= Bonita Norris =

British mountain climber

Bonita Norris (born 1987) is best known for becoming the youngest British woman to reach the summit of Mount Everest at the age of 22 from May 2010 until May 2012, when her record was broken by Leanna Shuttleworth, aged 19.

In 2011 Bonita climbed Ama Dablam with Lhakpa Wongchu Sherpa and in 2012, Bonita returned to the Himalayas for her fifth expedition, to attempt Lhotse, the world's fourth-highest mountain. She successfully summited on 28 May 2012, becoming the third British woman to do so. In 2016, Bonita attempted to climb the world's second-highest peak, K2 in Pakistan, but was unsuccessful.
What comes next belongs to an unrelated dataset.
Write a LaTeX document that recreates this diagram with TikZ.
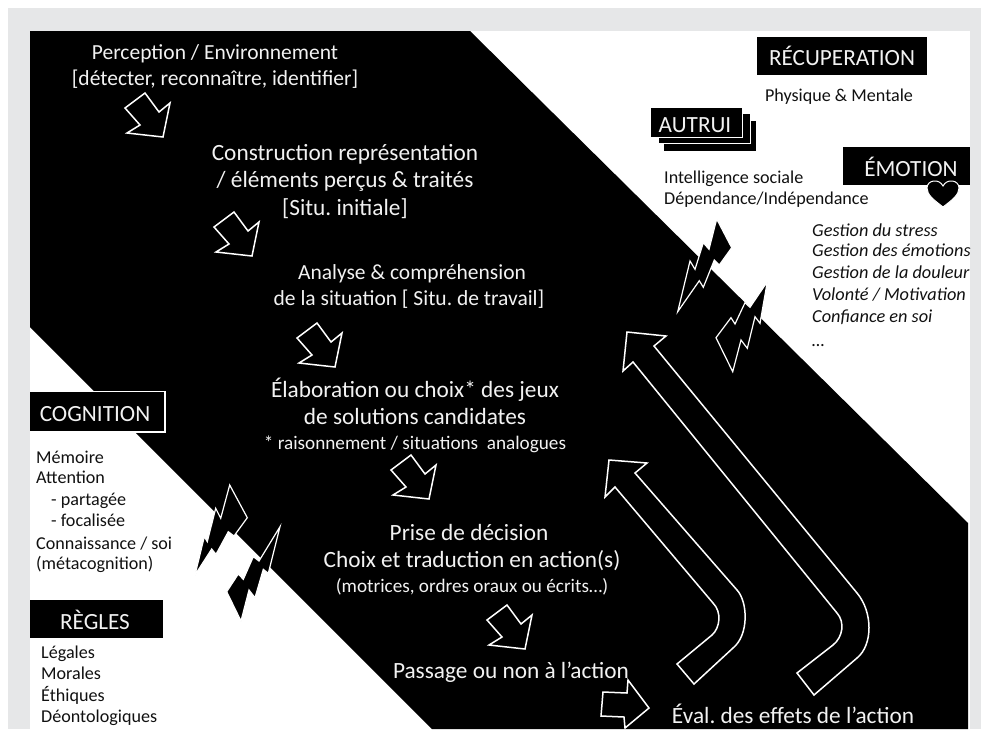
\documentclass[tikz,border=0pt]{standalone}
\usepackage{fontspec}
\setmainfont{Carlito}
\definecolor{panelgray}{HTML}{E6E7E8}
\definecolor{softwhite}{HTML}{F2F2F2}
\definecolor{inkdark}{HTML}{111111}
\newcommand{\fsz}[1]{\fontsize{#1}{#1}\selectfont\frenchspacing}
\tikzset{
  x=1pt,y=-1pt,
  outlined/.style={draw=white,line width=1.5pt,fill=black,line join=miter},
  bolt/.style={draw=white,line width=1.2pt,fill=black,line join=miter},
  sized/.style={font=\fsz{#1},text height={0.84*#1 pt},text depth={0.14*#1 pt},inner sep=0pt},
  maintext/.style={text=softwhite,sized=#1,anchor=center},
  boxtitle/.style={text=softwhite,sized=23.2,anchor=center},
  sidetext/.style={text=inkdark,sized=18.1,anchor=west},
  sideital/.style={text=inkdark,sized=18.3,anchor=west,font=\fsz{18.3}\itshape},
  pics/stepdown/.style={code={
    \draw[outlined] (0,0)--(14,19)--(25,10)--(18,44)--(-18,40)--(-5,32)--(-20,15)--cycle;
  }}
}
\begin{document}
\begin{tikzpicture}
\useasboundingbox (0,0) rectangle (981,729);
\fill[white] (0,0) rectangle (981,729);
\fill[panelgray] (8,8) rectangle (981,729);
\fill[white] (30,31) rectangle (970,729);
\fill[black] (30,31)--(470,31)--(968,523)--(968,729)--(432,729)--(30,327)--cycle;

% small step arrows
\pic at (145,93) {stepdown};
\pic at (234,212) {stepdown};
\pic at (317,323) {stepdown};
\pic at (411,455) {stepdown};
\pic at (507,605) {stepdown};
\draw[outlined] (628,680)--(649,708)--(625,728)--(624,717)--(601,716)--(603,692)--(627,693)--cycle;

% large feedback arrows
\draw[outlined] (609,460)--(647,463)--(635,473)--(737,590)
  .. controls (748,602) and (749,635) .. (733,648)
  --(694,684)--(677,664)--(712,635)
  .. controls (720,628) and (722,612) .. (713,603)
  --(615,487)--(605,497)--cycle;
\draw[outlined] (627,332)--(666,336)--(654,346)--(857,593)
  .. controls (873,612) and (873,645) .. (857,658)
  --(814,695)--(797,673)--(833,645)
  .. controls (843,637) and (845,622) .. (837,613)
  --(633,362)--(623,371)--cycle;

% lightning bolts
\draw[bolt] (716.7,219)--(731.7,247.7)--(719.3,265)--(714.3,260)--(703.3,287.3)--(699.3,280.7)--(677.7,311.7)--(690,261)--(695,269.3)--(703.3,242.7)--(709,249.3)--cycle;
\draw[bolt] (767.3,281.7)--(760,323.3)--(755,316.7)--(747.3,348.3)--(741,340)--(732.7,371.7)--(716,337.7)--(731,317.7)--(735,324)--(745,302.7)--(750,307.3)--cycle;
\draw[bolt] (229.7,485)--(247.3,517.7)--(234,536)--(228.3,531.7)--(216,554.3)--(211.7,549)--(195,575)--(204.3,536.7)--(207.3,541.7)--(215.7,508.3)--(220.7,518.3)--cycle;
\draw[bolt] (280,526.7)--(268.3,573.3)--(263.3,569.3)--(255,597.7)--(249,590)--(241,621)--(226.7,591.7)--(238.3,574)--(243.3,579.3)--(253.3,556.7)--(259,561)--cycle;

% main process text
\node[maintext=21.5] (perc1) at (215,52) {Perception / Environnement};
\node[maintext=21.5] (perc2) at (215,78) {[détecter, reconnaître, identifier]};
\node[maintext=23.3] (cons1) at (345,152) {Construction représentation};
\node[maintext=23.3] (cons2) at (345,179) {/ éléments perçus \& traités};
\node[maintext=23.3] (cons3) at (345,207) {[Situ. initiale]};
\node[maintext=21.5] (anal1) at (412,272) {Analyse \& compréhension};
\node[maintext=21.5] (anal2) at (409,298) {de la situation [ Situ. de travail]};
\node[maintext=23.3] (elab1) at (415,389) {Élaboration ou choix* des jeux};
\node[maintext=23.3] (elab2) at (415,416) {de solutions candidates};
\node[maintext=19.2] (elab3) at (415,443) {* raisonnement / situations\ \ analogues};
\node[maintext=23.3] (pris1) at (469,532) {Prise de décision};
\node[maintext=23.3] (pris2) at (472,559) {Choix et traduction en action(s)};
\node[maintext=19.2] (pris3) at (472,586) {(motrices, ordres oraux ou écrits…)};
\node[maintext=23.3] (pass) at (511,670) {Passage ou non à l’action};
\node[maintext=23.3] (eval) at (793,715) {Éval. des effets de l’action};

% title boxes
\fill[black] (757,37) rectangle (927,75);
\node[boxtitle] (recup) at (842,57) {RÉCUPERATION};
\node[sidetext,anchor=center] (phys) at (839,95) {Physique \& Mentale};

\draw[outlined,line width=1pt] (663,120) rectangle (756,151);
\draw[outlined,line width=1pt] (658,113) rectangle (750,143);
\draw[outlined,line width=1pt] (650,107) rectangle (742,137);
\node[boxtitle] (autrui) at (695,124) {AUTRUI};

\fill[black] (843,147) rectangle (970,185);
\node[boxtitle] (emot) at (911,168) {ÉMOTION};
\draw[draw=white,line width=1pt,fill=black] (943,207)
  .. controls (934,200) and (927,195) .. (927,188)
  .. controls (927,180) and (939,178) .. (943,186)
  .. controls (947,178) and (959,180) .. (959,188)
  .. controls (959,195) and (952,200) .. (943,207) -- cycle;

\node[sidetext] (soc1) at (664,177) {Intelligence sociale};
\node[sidetext] (soc2) at (664,198) {Dépendance/Indépendance};

\node[sideital] (ge1) at (812,230) {Gestion du stress};
\node[sideital] (ge2) at (812,250) {Gestion des émotions};
\node[sideital] (ge3) at (812,272) {Gestion de la douleur};
\node[sideital] (ge4) at (812,294) {Volonté / Motivation};
\node[sideital] (ge5) at (812,316) {Confiance en soi};
\node[sideital] (ge6) at (812,340) {…};

\draw[draw=white,line width=1.4pt,fill=black] (30,391.5)--(165,391.5)--(165,432)--(30,432);
\node[boxtitle] (cogn) at (95,413) {COGNITION};
\node[sidetext] (cg1) at (36,457) {Mémoire};
\node[sidetext] (cg2) at (36,477) {Attention};
\node[sidetext] (cg3) at (51,499) {- partagée};
\node[sidetext] (cg4) at (51,520) {- focalisée};
\node[sidetext] (cg5) at (36,543) {Connaissance / soi};
\node[sidetext] (cg6) at (36,563) {(métacognition)};

\fill[black] (30,600) rectangle (163,638);
\node[boxtitle] (regl) at (95,621) {RÈGLES};
\node[sidetext] (rg1) at (41,652) {Légales};
\node[sidetext] (rg2) at (41,673) {Morales};
\node[sidetext] (rg3) at (41,695) {Éthiques};
\node[sidetext] (rg4) at (41,716) {Déontologiques};
\end{tikzpicture}
\end{document}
==Notable expeditions and climbs==

- Manaslu fore summit, 8163m (2009)
- Mount Everest, 8848m (2010)
- Last-degree ski expedition to the geographic North Pole (2011)
- Ama Dablam, 6812m (2011)
- Mount Kilimanjaro, 5995m (2011)
- Imja Tse (Island Peak), 6189m (2012)
- Mount Kilimanjaro, 5995m (2012)
- Lhotse, 8516m (2012)

==Books==

In 2017, Bonita published her memoir, The Girl Who Climbed Everest, in hardback by Hodder & Stoughton. The paperback version reached number 1 in the Amazon Mountaineering book chart in 2022.

==Personal life==
Bonita attended The Holt School, located in Wokingham, Berkshire, England. She went on to study at Royal Holloway, University of London, graduating in 2009 with a BA Media Arts.

Bonita has two children and lives in London with her husband, the former competition climber, Adrian Baxter.